* **Dataset content**
####################

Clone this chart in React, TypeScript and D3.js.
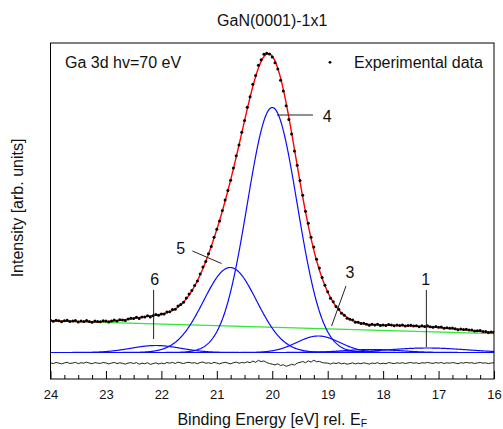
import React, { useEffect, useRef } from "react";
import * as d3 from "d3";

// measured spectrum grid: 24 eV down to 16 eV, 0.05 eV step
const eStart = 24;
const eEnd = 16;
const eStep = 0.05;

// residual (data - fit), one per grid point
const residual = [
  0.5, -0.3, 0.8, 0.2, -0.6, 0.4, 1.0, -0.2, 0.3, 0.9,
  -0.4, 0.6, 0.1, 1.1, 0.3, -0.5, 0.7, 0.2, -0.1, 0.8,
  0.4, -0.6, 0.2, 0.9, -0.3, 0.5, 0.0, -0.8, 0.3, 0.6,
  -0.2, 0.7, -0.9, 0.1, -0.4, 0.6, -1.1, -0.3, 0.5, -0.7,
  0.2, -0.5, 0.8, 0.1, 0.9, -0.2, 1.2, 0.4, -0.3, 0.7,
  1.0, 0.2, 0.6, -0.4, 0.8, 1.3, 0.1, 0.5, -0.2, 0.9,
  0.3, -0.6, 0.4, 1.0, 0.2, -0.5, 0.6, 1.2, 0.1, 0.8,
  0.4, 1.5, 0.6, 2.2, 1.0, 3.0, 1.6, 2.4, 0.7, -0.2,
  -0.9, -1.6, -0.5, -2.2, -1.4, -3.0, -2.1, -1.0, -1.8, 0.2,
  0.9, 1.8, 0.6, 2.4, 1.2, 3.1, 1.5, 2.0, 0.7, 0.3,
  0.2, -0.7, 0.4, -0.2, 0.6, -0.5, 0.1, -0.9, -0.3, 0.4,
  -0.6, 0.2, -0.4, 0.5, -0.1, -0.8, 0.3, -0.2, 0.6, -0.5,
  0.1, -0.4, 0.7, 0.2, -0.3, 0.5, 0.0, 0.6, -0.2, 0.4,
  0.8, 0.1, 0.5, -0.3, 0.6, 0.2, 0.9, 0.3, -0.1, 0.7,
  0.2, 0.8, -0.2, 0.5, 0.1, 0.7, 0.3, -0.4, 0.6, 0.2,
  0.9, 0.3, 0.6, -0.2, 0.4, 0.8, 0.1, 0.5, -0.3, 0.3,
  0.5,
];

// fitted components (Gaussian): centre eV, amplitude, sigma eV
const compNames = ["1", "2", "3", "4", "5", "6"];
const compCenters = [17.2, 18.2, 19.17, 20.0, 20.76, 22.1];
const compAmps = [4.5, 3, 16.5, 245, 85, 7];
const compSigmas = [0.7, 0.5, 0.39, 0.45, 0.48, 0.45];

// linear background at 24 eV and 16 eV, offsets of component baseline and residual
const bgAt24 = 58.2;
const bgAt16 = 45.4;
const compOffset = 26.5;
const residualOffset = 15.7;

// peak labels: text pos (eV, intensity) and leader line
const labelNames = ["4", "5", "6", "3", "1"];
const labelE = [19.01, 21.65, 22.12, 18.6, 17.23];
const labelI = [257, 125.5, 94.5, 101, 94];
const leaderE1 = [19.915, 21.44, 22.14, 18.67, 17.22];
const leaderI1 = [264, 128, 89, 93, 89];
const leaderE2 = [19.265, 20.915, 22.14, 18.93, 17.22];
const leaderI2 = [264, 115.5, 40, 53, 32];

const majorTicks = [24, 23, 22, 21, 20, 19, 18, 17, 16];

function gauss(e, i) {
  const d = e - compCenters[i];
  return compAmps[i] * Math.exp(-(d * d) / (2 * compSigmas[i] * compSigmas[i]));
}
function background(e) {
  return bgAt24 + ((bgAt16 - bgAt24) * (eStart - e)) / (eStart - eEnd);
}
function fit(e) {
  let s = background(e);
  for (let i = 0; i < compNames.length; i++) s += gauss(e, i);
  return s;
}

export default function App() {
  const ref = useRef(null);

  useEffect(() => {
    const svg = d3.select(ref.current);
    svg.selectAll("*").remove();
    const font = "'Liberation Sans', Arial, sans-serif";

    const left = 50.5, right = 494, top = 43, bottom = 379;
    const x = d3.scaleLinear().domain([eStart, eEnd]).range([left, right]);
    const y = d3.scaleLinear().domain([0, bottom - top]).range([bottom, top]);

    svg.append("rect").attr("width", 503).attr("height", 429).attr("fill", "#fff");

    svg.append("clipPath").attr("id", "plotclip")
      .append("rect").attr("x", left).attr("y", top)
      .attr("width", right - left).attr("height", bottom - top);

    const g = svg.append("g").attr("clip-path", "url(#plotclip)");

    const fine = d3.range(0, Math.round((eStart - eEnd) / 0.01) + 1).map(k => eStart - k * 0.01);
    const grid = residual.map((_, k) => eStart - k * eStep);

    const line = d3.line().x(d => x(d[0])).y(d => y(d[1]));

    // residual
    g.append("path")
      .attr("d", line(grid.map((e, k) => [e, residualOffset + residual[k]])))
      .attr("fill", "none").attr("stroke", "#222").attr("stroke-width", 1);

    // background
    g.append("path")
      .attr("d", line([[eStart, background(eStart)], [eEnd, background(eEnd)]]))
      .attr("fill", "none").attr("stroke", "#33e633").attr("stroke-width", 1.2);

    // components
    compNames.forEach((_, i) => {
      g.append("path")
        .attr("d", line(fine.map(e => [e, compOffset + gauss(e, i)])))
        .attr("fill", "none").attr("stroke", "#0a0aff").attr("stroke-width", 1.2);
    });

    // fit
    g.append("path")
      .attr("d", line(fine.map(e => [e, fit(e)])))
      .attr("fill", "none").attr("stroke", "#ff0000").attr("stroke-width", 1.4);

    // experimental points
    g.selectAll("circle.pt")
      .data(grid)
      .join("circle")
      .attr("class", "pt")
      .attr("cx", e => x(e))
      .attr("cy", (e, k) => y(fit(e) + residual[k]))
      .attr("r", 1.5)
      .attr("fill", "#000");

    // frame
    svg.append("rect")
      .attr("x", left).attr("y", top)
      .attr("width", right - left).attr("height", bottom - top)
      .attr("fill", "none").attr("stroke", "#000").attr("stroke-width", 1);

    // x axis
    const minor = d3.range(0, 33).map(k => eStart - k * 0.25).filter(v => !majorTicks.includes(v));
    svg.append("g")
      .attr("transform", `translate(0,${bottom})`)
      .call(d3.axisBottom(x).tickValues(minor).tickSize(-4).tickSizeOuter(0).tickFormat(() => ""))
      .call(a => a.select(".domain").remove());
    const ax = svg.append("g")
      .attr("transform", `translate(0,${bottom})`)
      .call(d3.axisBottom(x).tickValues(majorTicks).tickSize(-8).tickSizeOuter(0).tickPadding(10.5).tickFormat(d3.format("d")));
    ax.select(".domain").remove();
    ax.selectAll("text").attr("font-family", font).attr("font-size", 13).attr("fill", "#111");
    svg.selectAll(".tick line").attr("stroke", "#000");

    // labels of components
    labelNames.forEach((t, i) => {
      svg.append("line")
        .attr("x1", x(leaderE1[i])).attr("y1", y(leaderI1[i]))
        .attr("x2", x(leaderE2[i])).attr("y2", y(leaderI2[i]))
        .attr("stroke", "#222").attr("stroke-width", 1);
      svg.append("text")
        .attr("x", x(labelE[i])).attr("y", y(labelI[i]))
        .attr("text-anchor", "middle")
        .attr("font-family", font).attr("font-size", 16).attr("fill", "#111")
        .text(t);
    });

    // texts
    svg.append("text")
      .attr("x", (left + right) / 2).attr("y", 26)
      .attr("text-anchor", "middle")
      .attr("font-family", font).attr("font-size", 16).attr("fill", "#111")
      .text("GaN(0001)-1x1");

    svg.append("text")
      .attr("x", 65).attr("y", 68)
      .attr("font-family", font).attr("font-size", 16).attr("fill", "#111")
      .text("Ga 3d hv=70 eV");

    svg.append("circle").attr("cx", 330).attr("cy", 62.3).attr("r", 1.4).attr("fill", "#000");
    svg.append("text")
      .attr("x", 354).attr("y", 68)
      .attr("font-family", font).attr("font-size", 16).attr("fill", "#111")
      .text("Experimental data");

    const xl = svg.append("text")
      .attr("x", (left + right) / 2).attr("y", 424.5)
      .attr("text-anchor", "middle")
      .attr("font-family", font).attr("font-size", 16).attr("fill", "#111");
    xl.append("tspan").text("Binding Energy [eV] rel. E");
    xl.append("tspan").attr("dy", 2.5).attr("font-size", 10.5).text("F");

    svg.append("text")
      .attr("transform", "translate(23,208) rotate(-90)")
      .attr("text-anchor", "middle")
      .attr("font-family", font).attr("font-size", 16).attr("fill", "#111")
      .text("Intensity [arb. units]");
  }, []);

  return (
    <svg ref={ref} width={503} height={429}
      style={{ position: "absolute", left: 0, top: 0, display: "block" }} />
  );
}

####################

* **Exercise goal**
Begin at the first line of the data above and repeat each line exactly, stopping after the line containing "const eStep = 0.05;". Omit the pictures.

* **Exercise result**
Clone this chart in React, TypeScript and D3.js.
import React, { useEffect, useRef } from "react";
import * as d3 from "d3";

// measured spectrum grid: 24 eV down to 16 eV, 0.05 eV step
const eStart = 24;
const eEnd = 16;
const eStep = 0.05;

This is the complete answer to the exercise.